(Code that draws figures)
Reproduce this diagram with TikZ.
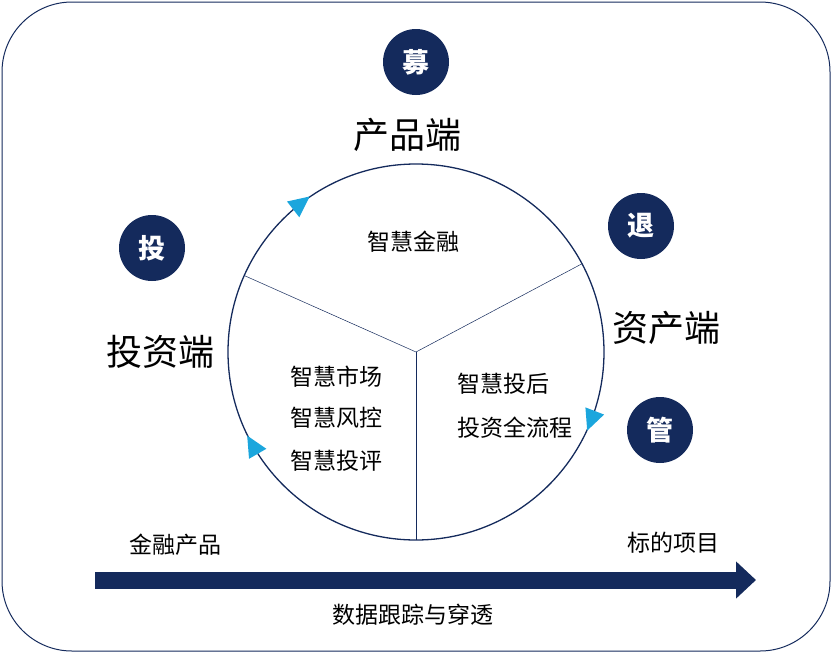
\documentclass[tikz,border=0pt]{standalone}
\usepackage{fontspec}
\setmainfont{Noto Sans CJK SC}
\usetikzlibrary{calc,arrows.meta}
\definecolor{navy}{HTML}{142A5C}
\definecolor{tcyan}{HTML}{1BA6DD}
\begin{document}
\begin{tikzpicture}[x=1pt,y=-1pt,
  badge/.style={circle,fill=navy,minimum size=66pt,inner sep=0pt,text=white,font=\fontsize{27}{27}\selectfont\bfseries},
  big/.style={font=\fontsize{36}{37}\selectfont},
  mid/.style={font=\fontsize{23}{24}\selectfont},
  sml/.style={font=\fontsize{23}{24}\selectfont}]
\useasboundingbox (0,0) rectangle (832,653);
\draw[navy,line width=1pt,rounded corners=70pt] (2,2) rectangle (830,651);
\coordinate (C) at (416,352);
\node[circle,draw=navy,line width=1.3pt,minimum size=376pt,inner sep=0pt] (ring) at (C) {};
\foreach \a/\n in {204/l1,-28/l2,90/l3}{
  \coordinate (\n) at ($(C)+(\a:188)$);
  \draw[navy,line width=0.5pt] (C) -- (\n);}
\foreach \a in {232,21,150}{
  \fill[tcyan] ($(C)+(\a:188)+(\a+90:12)$) -- ($(C)+(\a:188)+(\a+90:-9)+(\a:10)$) -- ($(C)+(\a:188)+(\a+90:-9)+(\a:-10)$) -- cycle;}
\node[badge] (b1) at (416,62) {募};
\node[badge] (b2) at (152,248) {投};
\node[badge] (b3) at (641,226) {退};
\node[badge] (b4) at (660,430) {管};
\node[big] (t1) at (407,135) {产品端};
\node[big] (t2) at (160,352) {投资端};
\node[big] (t3) at (666,328) {资产端};
\node[mid] (i1) at (413,242) {智慧金融};
\node[mid] (i2) at (336,377) {智慧市场};
\node[mid] (i3) at (336,418) {智慧风控};
\node[mid] (i4) at (336,461) {智慧投评};
\node[mid] (i5) at (503,384) {智慧投后};
\node[mid] (i6) at (515,428) {投资全流程};
\node[sml] (f1) at (175,545) {金融产品};
\node[sml] (f2) at (673,543) {标的项目};
\coordinate (a0) at (95,580);
\coordinate (a1) at (756,580);
\draw[navy,line width=17pt,-{Triangle[length=20pt,width=36pt]}] (a0) -- (a1);
\node[sml] (f3) at (413,615) {数据跟踪与穿透};
\end{tikzpicture}
\end{document}
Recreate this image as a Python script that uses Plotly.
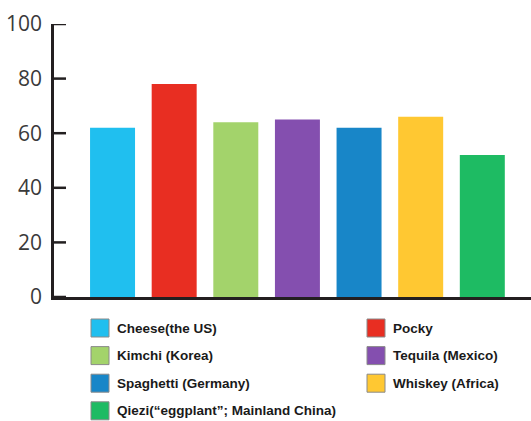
import plotly.graph_objects as go

categories = ["Cheese(the US)", "Pocky", "Kimchi (Korea)", "Tequila (Mexico)",
              "Spaghetti (Germany)", "Whiskey (Africa)",
              "Qiezi(“eggplant”; Mainland China)"]
values = [62, 78, 64, 65, 62, 66, 52]
colors = ["#20BFEF", "#E82E22", "#A3D36B", "#844FAF", "#1886C8", "#FFC832", "#1EBB63"]
y_ticks = [0, 20, 40, 60, 80, 100]

W, H = 531, 421
L, R, T, B = 54, 0, 24, 124
pw, ph = W - L - R, H - T - B

fig = go.Figure()
fig.add_trace(go.Bar(
    x=list(range(len(categories))), y=values,
    marker=dict(color=colors, line=dict(width=0)),
    width=0.73, showlegend=False, hoverinfo="skip",
))

def px2paper(px, py):
    return (px - L) / pw, (H - B - py) / ph

shapes, annos = [], []
# inward tick marks on the y axis
for t in y_ticks:
    shapes.append(dict(type="line", xref="paper", yref="y",
                       x0=0, x1=12 / pw, y0=t, y1=t,
                       line=dict(color="#231f20", width=2.5), layer="above"))

for i, (name, col) in enumerate(zip(categories, colors)):
    r, c = divmod(i, 2)
    x0 = 91 + c * 276
    yc = 328 + r * 27.6
    ax0, ay0 = px2paper(x0, yc + 9)
    ax1, ay1 = px2paper(x0 + 18, yc - 9)
    shapes.append(dict(type="rect", xref="paper", yref="paper",
                       x0=ax0, y0=ay0, x1=ax1, y1=ay1,
                       fillcolor=col, line=dict(color="#8a8a8a", width=1)))
    tx, ty = px2paper(x0 + 24, yc)
    annos.append(dict(xref="paper", yref="paper", x=tx, y=ty, text=name,
                      showarrow=False, xanchor="left", yanchor="middle",
                      font=dict(family="Liberation Sans", size=13.5, color="#1a1a1a",
                                weight="bold")))

fig.update_layout(
    width=W, height=H,
    margin=dict(l=L, r=R, t=T, b=B, pad=0),
    paper_bgcolor="white", plot_bgcolor="white",
    shapes=shapes, annotations=annos,
    xaxis=dict(range=[-0.95, 6.79], showticklabels=False, ticks="",
               showgrid=False, zeroline=False, showline=True,
               linecolor="#231f20", linewidth=2.5),
    yaxis=dict(range=[0, 100], tickmode="array", tickvals=y_ticks,
               ticks="", showgrid=False, zeroline=False,
               showline=True, linecolor="#231f20", linewidth=2.5,
               tickfont=dict(family="Open Sans", size=21, color="#3a3a3a"),
               ticklabelstandoff=5),
    bargap=0.27,
)

fig.write_html("out.html")
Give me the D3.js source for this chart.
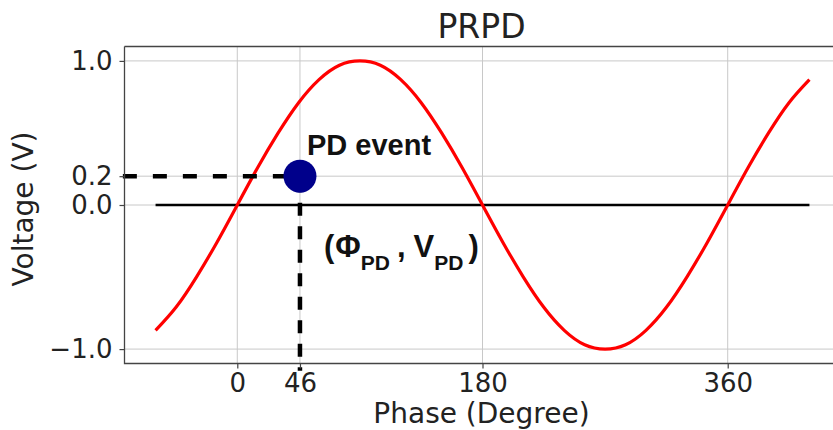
<!DOCTYPE html>
<html>
<head>
<meta charset="utf-8">
<script src="https://cdn.jsdelivr.net/npm/d3@7"></script>
<style>
  html, body { margin: 0; padding: 0; background: #fff; }
  svg { display: block; }
</style>
</head>
<body>
<div id="chart"></div>
<script>
// ---- data ----
const phaseDeg = [-60,-45,-30,-15,0,15,30,45,60,75,90,105,120,135,150,165,180,195,210,225,240,255,270,285,300,315,330,345,360,375,390,405,420];
const voltage  = [-0.87,-0.71,-0.5,-0.26,0,0.26,0.5,0.71,0.87,0.97,1,0.97,0.87,0.71,0.5,0.26,0,-0.26,-0.5,-0.71,-0.87,-0.97,-1,-0.97,-0.87,-0.71,-0.5,-0.26,0,0.26,0.5,0.71,0.87];
const zeroLinePhase = [-60, 420];
const zeroLineVoltage = [0, 0];
const pdPhase = 46;
const pdVoltage = 0.2;
const guideHPhase = [-84, 46];
const guideVVoltage = [0.2, -1.15];
const xTicks = [0, 46, 180, 360];
const yTicks = [-1.0, 0.0, 0.2, 1.0];
const xDomain = [-82.8, 441.7];
const yDomain = [-1.1, 1.1];
const titleText = "PRPD";
const xLabel = "Phase (Degree)";
const yLabel = "Voltage (V)";
const eventLabel = "PD event";

// ---- layout ----
const W = 833, H = 430;
const L = 124.5, R = 839, T = 46.5, B = 363.5;

const svg = d3.select("#chart").append("svg").attr("width", W).attr("height", H);

const x = d3.scaleLinear().domain(xDomain).range([L, R]);
const y = d3.scaleLinear().domain(yDomain).range([B, T]);

// grid
const grid = svg.append("g");
grid.selectAll("line.gx").data(xTicks).join("line")
  .attr("x1", d => x(d)).attr("x2", d => x(d)).attr("y1", T).attr("y2", B)
  .attr("stroke", "#c8c8c8").attr("stroke-width", 1);
grid.selectAll("line.gy").data(yTicks).join("line")
  .attr("x1", L).attr("x2", R).attr("y1", d => y(d)).attr("y2", d => y(d))
  .attr("stroke", "#c8c8c8").attr("stroke-width", 1);

// zero line
svg.append("line")
  .attr("x1", x(zeroLinePhase[0])).attr("x2", x(zeroLinePhase[1]))
  .attr("y1", y(zeroLineVoltage[0])).attr("y2", y(zeroLineVoltage[1]))
  .attr("stroke", "#000").attr("stroke-width", 2.3);

// sine
const pts = phaseDeg.map((p, i) => [p, voltage[i]]);
svg.append("path").datum(pts)
  .attr("d", d3.line().x(d => x(d[0])).y(d => y(d[1])).curve(d3.curveNatural))
  .attr("fill", "none").attr("stroke", "#ff0000").attr("stroke-width", 3.2);

// guide dashed lines
svg.append("line")
  .attr("x1", x(guideHPhase[0])).attr("x2", x(guideHPhase[1]))
  .attr("y1", y(pdVoltage)).attr("y2", y(pdVoltage))
  .attr("stroke", "#000").attr("stroke-width", 4.5)
  .attr("stroke-dasharray", "14,16");
svg.append("line")
  .attr("x1", x(pdPhase)).attr("x2", x(pdPhase))
  .attr("y1", y(guideVVoltage[0]) + 3).attr("y2", y(guideVVoltage[1]))
  .attr("stroke", "#000").attr("stroke-width", 4.5)
  .attr("stroke-dasharray", "13,10.5");

// PD event point
svg.append("circle")
  .attr("cx", x(pdPhase)).attr("cy", y(pdVoltage)).attr("r", 16.5)
  .attr("fill", "#00008b");

// spines
svg.append("path")
  .attr("d", `M${L},${T}H${R}M${L},${T}V${B}H${R}`)
  .attr("fill", "none").attr("stroke", "#444").attr("stroke-width", 1.3);

// axes
const fmtY = d3.format(".1f");
const yAxis = svg.append("g").attr("transform", `translate(${L},0)`)
  .call(d3.axisLeft(y).tickValues(yTicks).tickSize(5).tickPadding(7).tickFormat(d => fmtY(d)));
const xAxis = svg.append("g").attr("transform", `translate(0,${B})`)
  .call(d3.axisBottom(x).tickValues(xTicks).tickSize(5).tickPadding(5).tickFormat(d3.format("d")));
[xAxis, yAxis].forEach(a => {
  a.select(".domain").remove();
  a.selectAll(".tick line").attr("stroke", "#444").attr("stroke-width", 1.2);
  a.selectAll(".tick text").attr("fill", "#222")
    .style("font-family", "'DejaVu Sans', sans-serif").style("font-size", "26px");
});

// titles
svg.append("text").attr("x", 481.5).attr("y", 38).attr("text-anchor", "middle")
  .style("font-family", "'DejaVu Sans', sans-serif").style("font-size", "33px").attr("fill", "#222")
  .text(titleText);
svg.append("text").attr("x", 481.5).attr("y", 423).attr("text-anchor", "middle")
  .style("font-family", "'DejaVu Sans', sans-serif").style("font-size", "28px").attr("fill", "#222")
  .text(xLabel);
svg.append("text").attr("transform", "translate(33,209) rotate(-90)").attr("text-anchor", "middle")
  .style("font-family", "'DejaVu Sans', sans-serif").style("font-size", "28px").attr("fill", "#222")
  .text(yLabel);

// annotations
svg.append("text").attr("x", 307).attr("y", 155)
  .style("font-family", "'Liberation Sans', Arial, sans-serif").style("font-size", "29px").style("font-weight", "bold")
  .attr("fill", "#111").text(eventLabel);

const coord = svg.append("text").attr("x", 324).attr("y", 257)
  .style("font-family", "'Liberation Sans', Arial, sans-serif").style("font-weight", "bold").attr("fill", "#111");
coord.append("tspan").style("font-size", "31px").text("(");
coord.append("tspan").style("font-size", "31px").attr("dx", 1).text("Φ");
coord.append("tspan").style("font-size", "21px").attr("dy", 13).text("PD");
coord.append("tspan").style("font-size", "31px").attr("dy", -13).attr("dx", 7).text(",");
coord.append("tspan").style("font-size", "31px").attr("dx", 8).text("V");
coord.append("tspan").style("font-size", "21px").attr("dy", 13).text("PD");
coord.append("tspan").style("font-size", "31px").attr("dy", -13).attr("dx", 5).text(")");
</script>
</body>
</html>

#### TASK REQUIREMENTS
Quote the records above exactly, from the first line through the line containing "import plotly.graph_objects as go", and leave out the pictures.

#### REPLY
Reproduce this diagram with TikZ.
\documentclass[tikz,border=0pt]{standalone}
\usepackage{fontspec}
\setmainfont{Noto Sans CJK SC}
\usetikzlibrary{calc,arrows.meta}
\definecolor{navy}{HTML}{142A5C}
\definecolor{tcyan}{HTML}{1BA6DD}
\begin{document}
\begin{tikzpicture}[x=1pt,y=-1pt,
  badge/.style={circle,fill=navy,minimum size=66pt,inner sep=0pt,text=white,font=\fontsize{27}{27}\selectfont\bfseries},
  big/.style={font=\fontsize{36}{37}\selectfont},
  mid/.style={font=\fontsize{23}{24}\selectfont},
  sml/.style={font=\fontsize{23}{24}\selectfont}]
\useasboundingbox (0,0) rectangle (832,653);
\draw[navy,line width=1pt,rounded corners=70pt] (2,2) rectangle (830,651);
\coordinate (C) at (416,352);
\node[circle,draw=navy,line width=1.3pt,minimum size=376pt,inner sep=0pt] (ring) at (C) {};
\foreach \a/\n in {204/l1,-28/l2,90/l3}{
  \coordinate (\n) at ($(C)+(\a:188)$);
  \draw[navy,line width=0.5pt] (C) -- (\n);}
\foreach \a in {232,21,150}{
  \fill[tcyan] ($(C)+(\a:188)+(\a+90:12)$) -- ($(C)+(\a:188)+(\a+90:-9)+(\a:10)$) -- ($(C)+(\a:188)+(\a+90:-9)+(\a:-10)$) -- cycle;}
\node[badge] (b1) at (416,62) {募};
\node[badge] (b2) at (152,248) {投};
\node[badge] (b3) at (641,226) {退};
\node[badge] (b4) at (660,430) {管};
\node[big] (t1) at (407,135) {产品端};
\node[big] (t2) at (160,352) {投资端};
\node[big] (t3) at (666,328) {资产端};
\node[mid] (i1) at (413,242) {智慧金融};
\node[mid] (i2) at (336,377) {智慧市场};
\node[mid] (i3) at (336,418) {智慧风控};
\node[mid] (i4) at (336,461) {智慧投评};
\node[mid] (i5) at (503,384) {智慧投后};
\node[mid] (i6) at (515,428) {投资全流程};
\node[sml] (f1) at (175,545) {金融产品};
\node[sml] (f2) at (673,543) {标的项目};
\coordinate (a0) at (95,580);
\coordinate (a1) at (756,580);
\draw[navy,line width=17pt,-{Triangle[length=20pt,width=36pt]}] (a0) -- (a1);
\node[sml] (f3) at (413,615) {数据跟踪与穿透};
\end{tikzpicture}
\end{document}
Recreate this image as a Python script that uses Plotly.
import plotly.graph_objects as go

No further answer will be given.